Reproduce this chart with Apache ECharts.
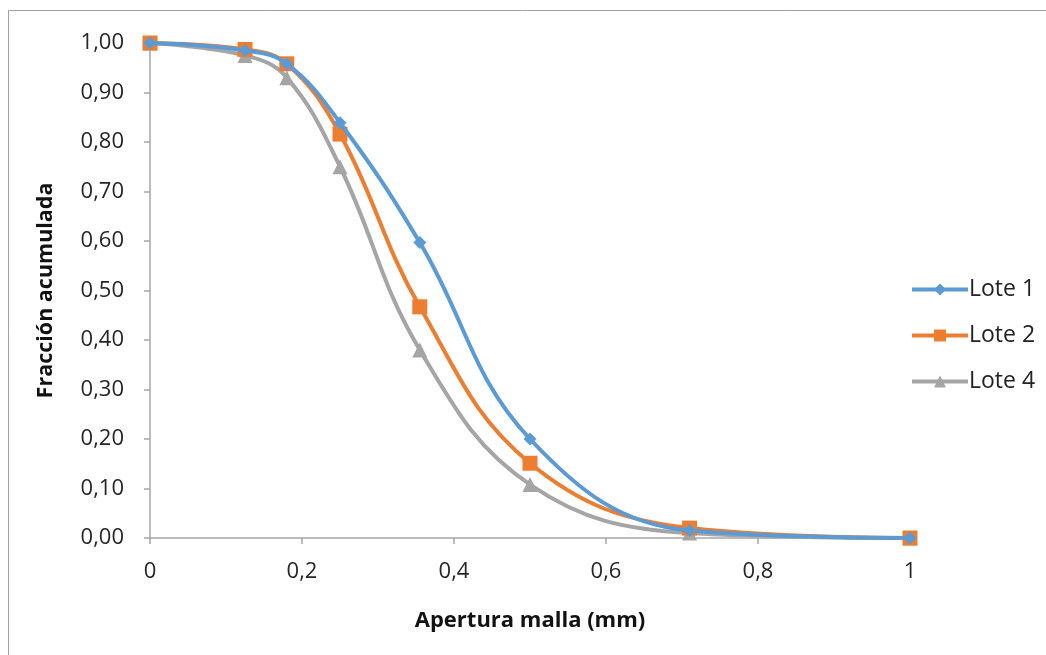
<!DOCTYPE html>
<html>
<head>
<meta charset="utf-8">
<script src="https://cdn.jsdelivr.net/npm/echarts@6/dist/echarts.min.js"></script>
<style>
html,body{margin:0;padding:0;background:#fff;}
#c{width:1046px;height:655px;}
</style>
</head>
<body>
<div id="c"></div>
<script>
var xValues = [0, 0.125, 0.18, 0.25, 0.355, 0.5, 0.71, 1];
var lote1 = [1.00, 0.985, 0.958, 0.839, 0.597, 0.200, 0.015, 0.000];
var lote2 = [1.00, 0.987, 0.958, 0.816, 0.467, 0.151, 0.020, 0.000];
var lote4 = [1.00, 0.975, 0.930, 0.750, 0.380, 0.108, 0.010, 0.000];
var seriesNames = ['Lote 1', 'Lote 2', 'Lote 4'];
var colors = ['#5B9BD5', '#ED7D31', '#A5A5A5'];
var symbols = ['diamond', 'rect', 'triangle'];
var symbolSizes = [13, 15, 15];
var xTitle = 'Apertura malla (mm)';
var yTitle = 'Fracción acumulada';

function pairs(ys){ return xValues.map(function(x,i){ return [x, ys[i]]; }); }
var allData = [lote1, lote2, lote4];

var font = "'Open Sans', 'Noto Sans', sans-serif";
var chart = echarts.init(document.getElementById('c'));
chart.setOption({
  animation: false,
  backgroundColor: '#fff',
  textStyle: {fontFamily: font},
  grid: {left: 150, right: 136, top: 43, bottom: 117},
  graphic: [{
    type: 'polyline',
    shape: {points: [[8.5, 655], [8.5, 10.5], [1046, 10.5]]},
    style: {stroke: '#A0A0A0', lineWidth: 1, fill: null}
  }],
  legend: {
    orient: 'vertical',
    left: 905,
    top: 272,
    itemWidth: 56,
    itemHeight: 15,
    itemGap: 21,
    lineStyle: {width: 4},
    textStyle: {fontSize: 23, lineHeight: 25, color: '#222', fontFamily: font, padding: [0,0,0,-4]},
    data: seriesNames
  },
  xAxis: {
    type: 'value',
    min: 0, max: 1, interval: 0.2,
    name: xTitle,
    nameLocation: 'middle',
    nameGap: 72,
    nameTextStyle: {fontSize: 22, fontWeight: 'bold', color: '#111', fontFamily: font},
    axisLine: {show: true, onZero: false, lineStyle: {color: '#A6A6A6', width: 1.5}},
    axisTick: {show: true, length: 6, lineStyle: {color: '#A6A6A6', width: 1.5}},
    splitLine: {show: false},
    axisLabel: {fontSize: 22, color: '#262626', margin: 23,
      formatter: function(v){ return String(Math.round(v*10)/10).replace('.', ','); }}
  },
  yAxis: {
    type: 'value',
    min: 0, max: 1, interval: 0.1,
    name: yTitle,
    nameLocation: 'middle',
    nameGap: 93,
    nameTextStyle: {fontSize: 21.5, fontWeight: 'bold', color: '#111', fontFamily: font},
    axisLine: {show: true, lineStyle: {color: '#A6A6A6', width: 1.5}},
    axisTick: {show: true, length: 6, lineStyle: {color: '#A6A6A6', width: 1.5}},
    splitLine: {show: false},
    axisLabel: {fontSize: 22, color: '#262626', margin: 26,
      formatter: function(v){ return v.toFixed(2).replace('.', ','); }}
  },
  series: seriesNames.map(function(n, i){
    return {
      name: n,
      type: 'line',
      data: pairs(allData[i]),
      smooth: 0.4,
      symbol: symbols[i],
      symbolSize: symbolSizes[i],
      showAllSymbol: true,
      color: colors[i],
      itemStyle: {color: colors[i]},
      lineStyle: {color: colors[i], width: 4},
      z: 3 - i
    };
  })
});
</script>
</body>
</html>
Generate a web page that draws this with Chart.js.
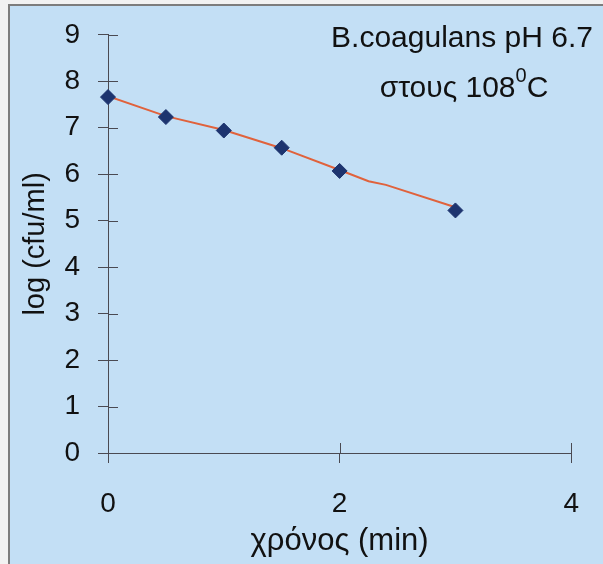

▬▬▬▬▬▬▬▬▬▬

= TASK REQUIREMENTS =
Please extract exactly the lines of the data, from the first through the line containing "var allData = [lote1, lote2, lote4];", and add no pictures to the copy.

= WRITTEN RESPONSE =
Reproduce this chart with Apache ECharts.
<!DOCTYPE html>
<html>
<head>
<meta charset="utf-8">
<script src="https://cdn.jsdelivr.net/npm/echarts@6/dist/echarts.min.js"></script>
<style>
html,body{margin:0;padding:0;background:#fff;}
#c{width:1046px;height:655px;}
</style>
</head>
<body>
<div id="c"></div>
<script>
var xValues = [0, 0.125, 0.18, 0.25, 0.355, 0.5, 0.71, 1];
var lote1 = [1.00, 0.985, 0.958, 0.839, 0.597, 0.200, 0.015, 0.000];
var lote2 = [1.00, 0.987, 0.958, 0.816, 0.467, 0.151, 0.020, 0.000];
var lote4 = [1.00, 0.975, 0.930, 0.750, 0.380, 0.108, 0.010, 0.000];
var seriesNames = ['Lote 1', 'Lote 2', 'Lote 4'];
var colors = ['#5B9BD5', '#ED7D31', '#A5A5A5'];
var symbols = ['diamond', 'rect', 'triangle'];
var symbolSizes = [13, 15, 15];
var xTitle = 'Apertura malla (mm)';
var yTitle = 'Fracción acumulada';

function pairs(ys){ return xValues.map(function(x,i){ return [x, ys[i]]; }); }
var allData = [lote1, lote2, lote4];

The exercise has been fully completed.